Remember that Grand Master Emeritus said "there is always more to learn" so follow the training calendars and be sure to take advantage of some of the exciting seminars! Stay tuned for more details on Fantasy Sparring Camp in the summer of 2018!
Weapons Enhance Athletes’ Skills
The principles of training, technique and strategy, that are successful in hand-to-hand sparring are also useful in combat weapons sparring. And, as Chief Master Cesar Ozuna explained, the weapons event is itself a good training tool in that provides additional challenges to combatants.
“The weapon is an extension of your arms,” he said. “It makes you faster, it makes you stronger and it makes you a much better fighter because the speed is a lot more and the distance is a lot more. Also it will make you distance conscious, distance aware.”
Master Jesse Isaacs has developed a simple but effective drill to improve reflexes and reaction time in his athletes.

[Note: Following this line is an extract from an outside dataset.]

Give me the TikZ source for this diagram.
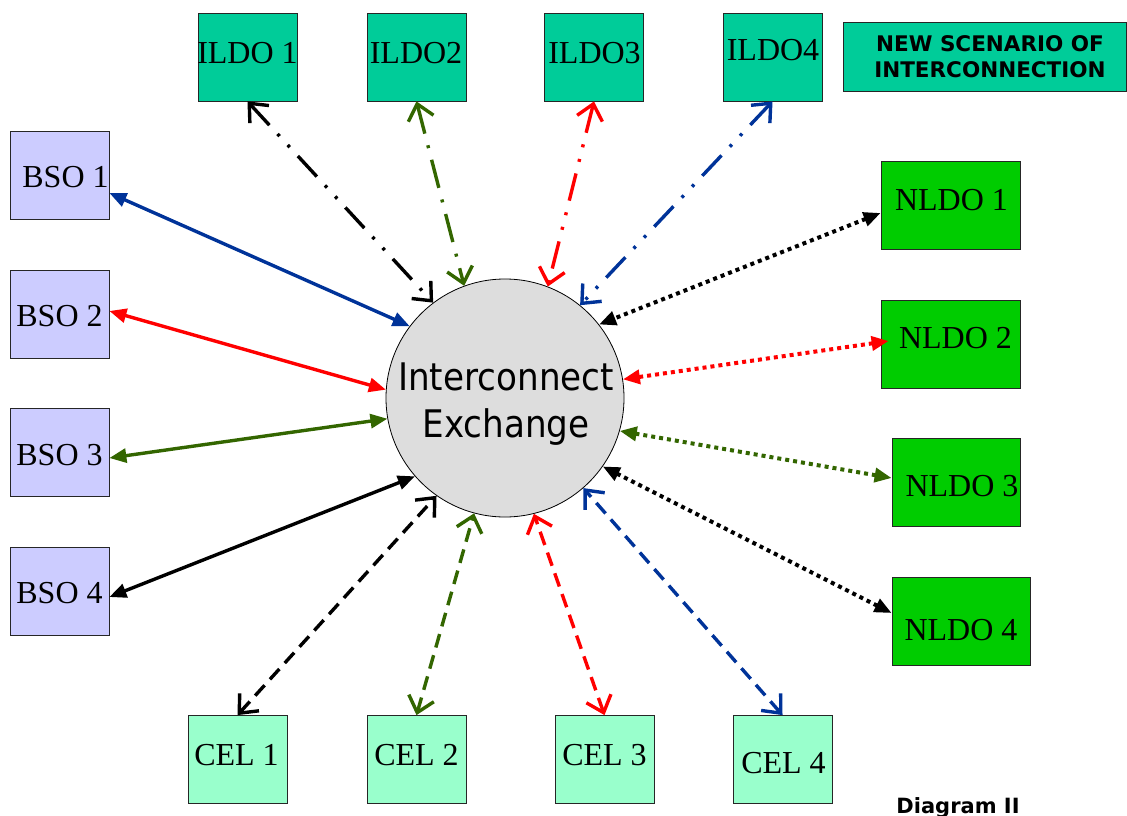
\documentclass[tikz,border=0pt]{standalone}
\usepackage{fontspec}
\setmainfont{Liberation Serif}
\newfontfamily\exfont[FakeStretch=0.9]{DejaVu Sans}
\newfontfamily\ttlfont{DejaVu Sans}
\usetikzlibrary{arrows.meta}
\definecolor{ildoc}{HTML}{00CC99}
\definecolor{bsoc}{HTML}{CCCCFF}
\definecolor{nldoc}{HTML}{00CC00}
\definecolor{celc}{HTML}{99FFCC}
\definecolor{exc}{HTML}{DDDDDD}
\definecolor{cblue}{HTML}{003399}
\definecolor{cgreen}{HTML}{336600}
\definecolor{cred}{HTML}{FF0000}
\begin{document}
\begin{tikzpicture}[x=1pt,y=-1pt,
  box/.style={draw=black!85, line width=0.8pt, inner sep=0pt, minimum width=99pt, minimum height=88pt},
  lbl/.style={font=\fontsize{32}{32}\selectfont, inner sep=0pt},
  solidlink/.style={line width=3.4pt, {Triangle[length=17pt,width=14pt]}-{Triangle[length=17pt,width=14pt]}},
  dotlink/.style={line width=4pt, dash pattern=on 4pt off 4pt, {Triangle[length=17pt,width=14pt]}-{Triangle[length=17pt,width=14pt]}},
  openlink/.style={line width=3.4pt, {Straight Barb[length=15pt,width=26pt]}-{Straight Barb[length=15pt,width=26pt]}},
  dashdotdot/.style={dash pattern=on 28pt off 12pt on 3pt off 12pt on 3pt off 12pt},
  dashdot/.style={dash pattern=on 29pt off 12pt on 3pt off 12pt},
  longdash/.style={dash pattern=on 14pt off 8pt}
]
\useasboundingbox (0,0) rectangle (1127,816);

% exchange
\node[circle, draw=black, line width=0.8pt, fill=exc, minimum size=238pt, inner sep=0pt] (ex) at (505,398) {};
\node[font=\exfont\fontsize{38}{47}\selectfont, align=center, inner sep=0pt] (ext) at (506,404) {Interconnect\\Exchange};

% ILDO boxes
\node[box, fill=ildoc] (ildo1) at (247.5,57) {};
\node[box, fill=ildoc] (ildo2) at (416.5,57) {};
\node[box, fill=ildoc] (ildo3) at (594,57) {};
\node[box, fill=ildoc] (ildo4) at (772.5,57) {};
\node[lbl] (ildo1t) at (247.5,53) {ILDO 1};
\node[lbl] (ildo2t) at (416,53) {ILDO2};
\node[lbl] (ildo3t) at (594.5,53) {ILDO3};
\node[lbl] (ildo4t) at (773,50) {ILDO4};

% title box
\node[draw=black!85, line width=0.8pt, fill=ildoc, minimum width=283pt, minimum height=69pt, inner sep=0pt] (title) at (984.5,56.5) {};
\node[font=\ttlfont\bfseries\fontsize{21.5}{26}\selectfont, align=center, inner sep=0pt] (titlet) at (990,57) {NEW SCENARIO OF\\INTERCONNECTION};

% BSO boxes
\node[box, fill=bsoc] (bso1) at (59.5,175.5) {};
\node[box, fill=bsoc] (bso2) at (59.5,314.5) {};
\node[box, fill=bsoc] (bso3) at (59.5,452.5) {};
\node[box, fill=bsoc] (bso4) at (59.5,591.5) {};
\node[lbl] (bso1t) at (65.5,177) {BSO 1};
\node[lbl] (bso2t) at (59.5,316) {BSO 2};
\node[lbl] (bso3t) at (59.5,455) {BSO 3};
\node[lbl] (bso4t) at (59.5,593) {BSO 4};

% NLDO boxes
\node[box, fill=nldoc, minimum width=139pt] (nldo1) at (950.5,205.5) {};
\node[box, fill=nldoc, minimum width=139pt] (nldo2) at (950.5,344.5) {};
\node[box, fill=nldoc, minimum width=128pt] (nldo3) at (956,482.5) {};
\node[box, fill=nldoc, minimum width=138pt] (nldo4) at (961,621.5) {};
\node[lbl] (nldo1t) at (951.5,200) {NLDO 1};
\node[lbl] (nldo2t) at (955.5,338) {NLDO 2};
\node[lbl] (nldo3t) at (962,486) {NLDO 3};
\node[lbl] (nldo4t) at (961,630) {NLDO 4};

% CEL boxes
\node[box, fill=celc] (cel1) at (237.5,759.5) {};
\node[box, fill=celc] (cel2) at (416.5,759.5) {};
\node[box, fill=celc] (cel3) at (604.5,759.5) {};
\node[box, fill=celc] (cel4) at (782.5,759.5) {};
\node[lbl] (cel1t) at (236.5,755) {CEL 1};
\node[lbl] (cel2t) at (416.5,755) {CEL 2};
\node[lbl] (cel3t) at (604.5,755) {CEL 3};
\node[lbl] (cel4t) at (783.5,763) {CEL 4};

% caption
\node[font=\ttlfont\bfseries\fontsize{21}{21}\selectfont, inner sep=0pt, anchor=base] (cap) at (958,813) {Diagram II};

% ILDO links
\draw[openlink, dashdotdot, black] (ildo1.south) -- (ex.127.3);
\draw[openlink, dashdot, cgreen] (ildo2.south) -- (ex.110.2);
\draw[openlink, dashdotdot, cred] (ildo3.south) -- (ex.69.5);
\draw[openlink, dashdotdot, cblue] (ildo4.south) -- (ex.51.1);

% BSO links
\draw[solidlink, cblue] ([yshift=-17.5pt]bso1.east) -- (ex.143);
\draw[solidlink, cred] ([yshift=3.5pt]bso2.east) -- (ex.176);
\draw[solidlink, cgreen] ([yshift=-5.5pt]bso3.east) -- (ex.190.5);
\draw[solidlink, black] ([yshift=-5.5pt]bso4.east) -- (ex.221);

% NLDO links
\draw[dotlink, black] ([yshift=-7.5pt]nldo1.west) -- (ex.38);
\draw[dotlink, cred] ([xshift=8pt,yshift=3.5pt]nldo2.west) -- (ex.9);
\draw[dotlink, cgreen] ([yshift=4.5pt]nldo3.west) -- (ex.-16);
\draw[dotlink, black] ([yshift=8.5pt]nldo4.west) -- (ex.-35.5);

% CEL links
\draw[openlink, longdash, black] (cel1.north) -- (ex.235.4);
\draw[openlink, longdash, cgreen] (cel2.north) -- (ex.255);
\draw[openlink, longdash, cred] (cel3.north) -- (ex.284.4);
\draw[openlink, longdash, cblue] (cel4.north) -- (ex.311.6);
\end{tikzpicture}
\end{document}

“It comes down to how fast they can move across three feet of a stick, so their reflexes have to be a little bit faster,” he said. “We put them in a sparring stance, we have them shut their eyes and I underhand toss a tennis ball at them and they open their eyes and have to catch the tennis ball before it hits the ground. We don’t chuck it at them, we just kind of toss it in the air, but that’s still a fast reflex and they have to make quick decisions.”